--- BEGIN ---

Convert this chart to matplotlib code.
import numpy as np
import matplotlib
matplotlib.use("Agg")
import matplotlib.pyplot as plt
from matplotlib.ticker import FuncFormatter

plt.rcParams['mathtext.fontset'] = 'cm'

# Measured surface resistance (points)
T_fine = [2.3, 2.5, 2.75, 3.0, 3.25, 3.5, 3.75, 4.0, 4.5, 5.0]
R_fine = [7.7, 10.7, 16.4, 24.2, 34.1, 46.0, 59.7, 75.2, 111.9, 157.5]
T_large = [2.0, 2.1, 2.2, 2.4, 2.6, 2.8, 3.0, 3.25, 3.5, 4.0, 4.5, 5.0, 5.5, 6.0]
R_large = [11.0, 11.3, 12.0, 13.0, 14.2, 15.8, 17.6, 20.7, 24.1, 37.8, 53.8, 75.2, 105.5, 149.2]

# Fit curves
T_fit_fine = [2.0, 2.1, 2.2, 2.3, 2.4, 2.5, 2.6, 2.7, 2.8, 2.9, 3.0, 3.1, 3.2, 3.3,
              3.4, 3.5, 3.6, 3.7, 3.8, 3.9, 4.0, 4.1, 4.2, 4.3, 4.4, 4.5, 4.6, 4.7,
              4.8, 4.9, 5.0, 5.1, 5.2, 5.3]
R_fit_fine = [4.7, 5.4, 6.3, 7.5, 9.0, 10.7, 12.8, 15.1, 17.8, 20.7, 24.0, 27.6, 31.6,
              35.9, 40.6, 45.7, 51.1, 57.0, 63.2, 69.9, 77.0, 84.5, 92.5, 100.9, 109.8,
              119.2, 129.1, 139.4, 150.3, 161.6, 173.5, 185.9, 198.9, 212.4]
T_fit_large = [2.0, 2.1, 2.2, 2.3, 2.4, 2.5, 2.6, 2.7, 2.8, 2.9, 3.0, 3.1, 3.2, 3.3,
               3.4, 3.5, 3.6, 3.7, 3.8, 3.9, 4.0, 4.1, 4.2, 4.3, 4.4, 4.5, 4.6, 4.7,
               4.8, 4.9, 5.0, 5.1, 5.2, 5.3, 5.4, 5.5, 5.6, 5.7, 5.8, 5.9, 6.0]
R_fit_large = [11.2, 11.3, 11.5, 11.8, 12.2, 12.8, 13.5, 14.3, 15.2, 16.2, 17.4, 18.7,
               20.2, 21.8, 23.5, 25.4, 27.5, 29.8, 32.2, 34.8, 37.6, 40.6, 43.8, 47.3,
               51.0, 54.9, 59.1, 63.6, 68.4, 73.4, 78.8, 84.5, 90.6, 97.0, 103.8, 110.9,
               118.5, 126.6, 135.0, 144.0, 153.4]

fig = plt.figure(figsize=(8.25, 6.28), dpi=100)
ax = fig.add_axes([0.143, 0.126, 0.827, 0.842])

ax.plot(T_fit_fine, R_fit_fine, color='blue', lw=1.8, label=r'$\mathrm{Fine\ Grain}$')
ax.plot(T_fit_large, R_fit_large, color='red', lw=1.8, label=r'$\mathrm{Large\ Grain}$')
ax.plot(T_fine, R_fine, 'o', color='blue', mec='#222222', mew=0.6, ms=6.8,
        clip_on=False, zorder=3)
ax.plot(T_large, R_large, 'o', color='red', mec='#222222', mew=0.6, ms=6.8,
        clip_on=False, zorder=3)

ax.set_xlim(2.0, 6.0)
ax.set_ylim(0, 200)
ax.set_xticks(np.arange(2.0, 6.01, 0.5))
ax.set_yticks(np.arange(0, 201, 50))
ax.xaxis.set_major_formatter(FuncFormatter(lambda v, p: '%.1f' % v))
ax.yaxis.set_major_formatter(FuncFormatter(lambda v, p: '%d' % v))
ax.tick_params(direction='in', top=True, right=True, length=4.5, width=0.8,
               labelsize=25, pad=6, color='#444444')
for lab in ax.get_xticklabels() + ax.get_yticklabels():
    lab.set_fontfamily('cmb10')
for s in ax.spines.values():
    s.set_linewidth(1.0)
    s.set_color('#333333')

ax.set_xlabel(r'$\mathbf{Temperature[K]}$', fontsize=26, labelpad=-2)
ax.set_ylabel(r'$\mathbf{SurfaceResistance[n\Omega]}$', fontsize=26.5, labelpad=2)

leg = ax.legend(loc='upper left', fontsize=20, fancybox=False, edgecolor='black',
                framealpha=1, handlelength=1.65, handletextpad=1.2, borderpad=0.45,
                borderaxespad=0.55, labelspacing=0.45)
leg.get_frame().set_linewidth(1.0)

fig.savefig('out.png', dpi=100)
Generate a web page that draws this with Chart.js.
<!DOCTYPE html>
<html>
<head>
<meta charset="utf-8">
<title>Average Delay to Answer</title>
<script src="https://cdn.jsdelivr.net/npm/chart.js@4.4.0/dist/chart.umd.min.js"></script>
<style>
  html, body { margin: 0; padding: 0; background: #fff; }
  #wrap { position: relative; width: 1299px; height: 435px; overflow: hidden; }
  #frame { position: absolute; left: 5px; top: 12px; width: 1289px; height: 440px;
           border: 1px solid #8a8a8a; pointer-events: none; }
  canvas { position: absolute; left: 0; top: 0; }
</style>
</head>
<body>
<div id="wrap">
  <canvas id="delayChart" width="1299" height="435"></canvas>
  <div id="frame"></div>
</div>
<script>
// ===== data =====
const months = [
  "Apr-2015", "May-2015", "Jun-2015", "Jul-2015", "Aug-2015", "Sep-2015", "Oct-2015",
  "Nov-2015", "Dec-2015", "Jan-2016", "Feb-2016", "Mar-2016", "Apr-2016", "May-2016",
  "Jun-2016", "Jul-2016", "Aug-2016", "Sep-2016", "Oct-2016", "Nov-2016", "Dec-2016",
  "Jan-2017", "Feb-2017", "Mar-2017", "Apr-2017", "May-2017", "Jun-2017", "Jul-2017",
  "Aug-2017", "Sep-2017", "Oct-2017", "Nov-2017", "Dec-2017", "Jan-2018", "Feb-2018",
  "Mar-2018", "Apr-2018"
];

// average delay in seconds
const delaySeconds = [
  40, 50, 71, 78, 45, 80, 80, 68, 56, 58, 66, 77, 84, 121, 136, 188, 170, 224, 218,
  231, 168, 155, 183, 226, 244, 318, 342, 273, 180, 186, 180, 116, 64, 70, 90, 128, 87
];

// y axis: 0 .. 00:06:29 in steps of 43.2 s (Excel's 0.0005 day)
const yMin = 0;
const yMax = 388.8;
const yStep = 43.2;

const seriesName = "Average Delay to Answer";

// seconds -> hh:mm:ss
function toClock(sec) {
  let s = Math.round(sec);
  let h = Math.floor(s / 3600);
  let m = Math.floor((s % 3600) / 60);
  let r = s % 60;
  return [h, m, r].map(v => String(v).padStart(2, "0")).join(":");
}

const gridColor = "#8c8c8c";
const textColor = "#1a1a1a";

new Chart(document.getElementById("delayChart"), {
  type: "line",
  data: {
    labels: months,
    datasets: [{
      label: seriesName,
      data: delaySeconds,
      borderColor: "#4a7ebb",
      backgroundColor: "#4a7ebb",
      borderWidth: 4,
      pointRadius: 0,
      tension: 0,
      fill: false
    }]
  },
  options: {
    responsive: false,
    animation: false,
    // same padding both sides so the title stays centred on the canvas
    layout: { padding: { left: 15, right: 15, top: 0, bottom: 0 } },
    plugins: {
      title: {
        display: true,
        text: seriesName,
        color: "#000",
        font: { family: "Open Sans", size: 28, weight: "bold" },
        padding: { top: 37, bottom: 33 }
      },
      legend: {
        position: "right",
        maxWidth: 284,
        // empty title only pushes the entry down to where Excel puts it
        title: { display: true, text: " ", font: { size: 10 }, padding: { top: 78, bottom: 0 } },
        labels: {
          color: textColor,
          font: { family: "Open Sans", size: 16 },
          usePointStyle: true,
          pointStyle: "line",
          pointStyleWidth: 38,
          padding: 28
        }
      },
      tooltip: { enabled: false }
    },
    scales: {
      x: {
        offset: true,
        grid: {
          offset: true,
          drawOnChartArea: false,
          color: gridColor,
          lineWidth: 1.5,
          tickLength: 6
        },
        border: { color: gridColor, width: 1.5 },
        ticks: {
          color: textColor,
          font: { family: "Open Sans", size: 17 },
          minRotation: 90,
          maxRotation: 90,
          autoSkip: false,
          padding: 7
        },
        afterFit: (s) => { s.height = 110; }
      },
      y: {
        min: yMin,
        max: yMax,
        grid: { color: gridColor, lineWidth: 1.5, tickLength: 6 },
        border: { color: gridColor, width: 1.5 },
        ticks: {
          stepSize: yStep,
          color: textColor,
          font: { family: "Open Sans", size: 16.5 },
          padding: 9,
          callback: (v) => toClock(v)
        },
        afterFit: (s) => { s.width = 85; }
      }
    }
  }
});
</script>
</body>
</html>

--- END ---

Objective ▸
Restate, please, word for word the span of records running from the first line to the line bearing "75.2, 105.5, 149.2]", both included, and nothing outside it.

Problem solution ▸
Convert this chart to matplotlib code.
import numpy as np
import matplotlib
matplotlib.use("Agg")
import matplotlib.pyplot as plt
from matplotlib.ticker import FuncFormatter

plt.rcParams['mathtext.fontset'] = 'cm'

# Measured surface resistance (points)
T_fine = [2.3, 2.5, 2.75, 3.0, 3.25, 3.5, 3.75, 4.0, 4.5, 5.0]
R_fine = [7.7, 10.7, 16.4, 24.2, 34.1, 46.0, 59.7, 75.2, 111.9, 157.5]
T_large = [2.0, 2.1, 2.2, 2.4, 2.6, 2.8, 3.0, 3.25, 3.5, 4.0, 4.5, 5.0, 5.5, 6.0]
R_large = [11.0, 11.3, 12.0, 13.0, 14.2, 15.8, 17.6, 20.7, 24.1, 37.8, 53.8, 75.2, 105.5, 149.2]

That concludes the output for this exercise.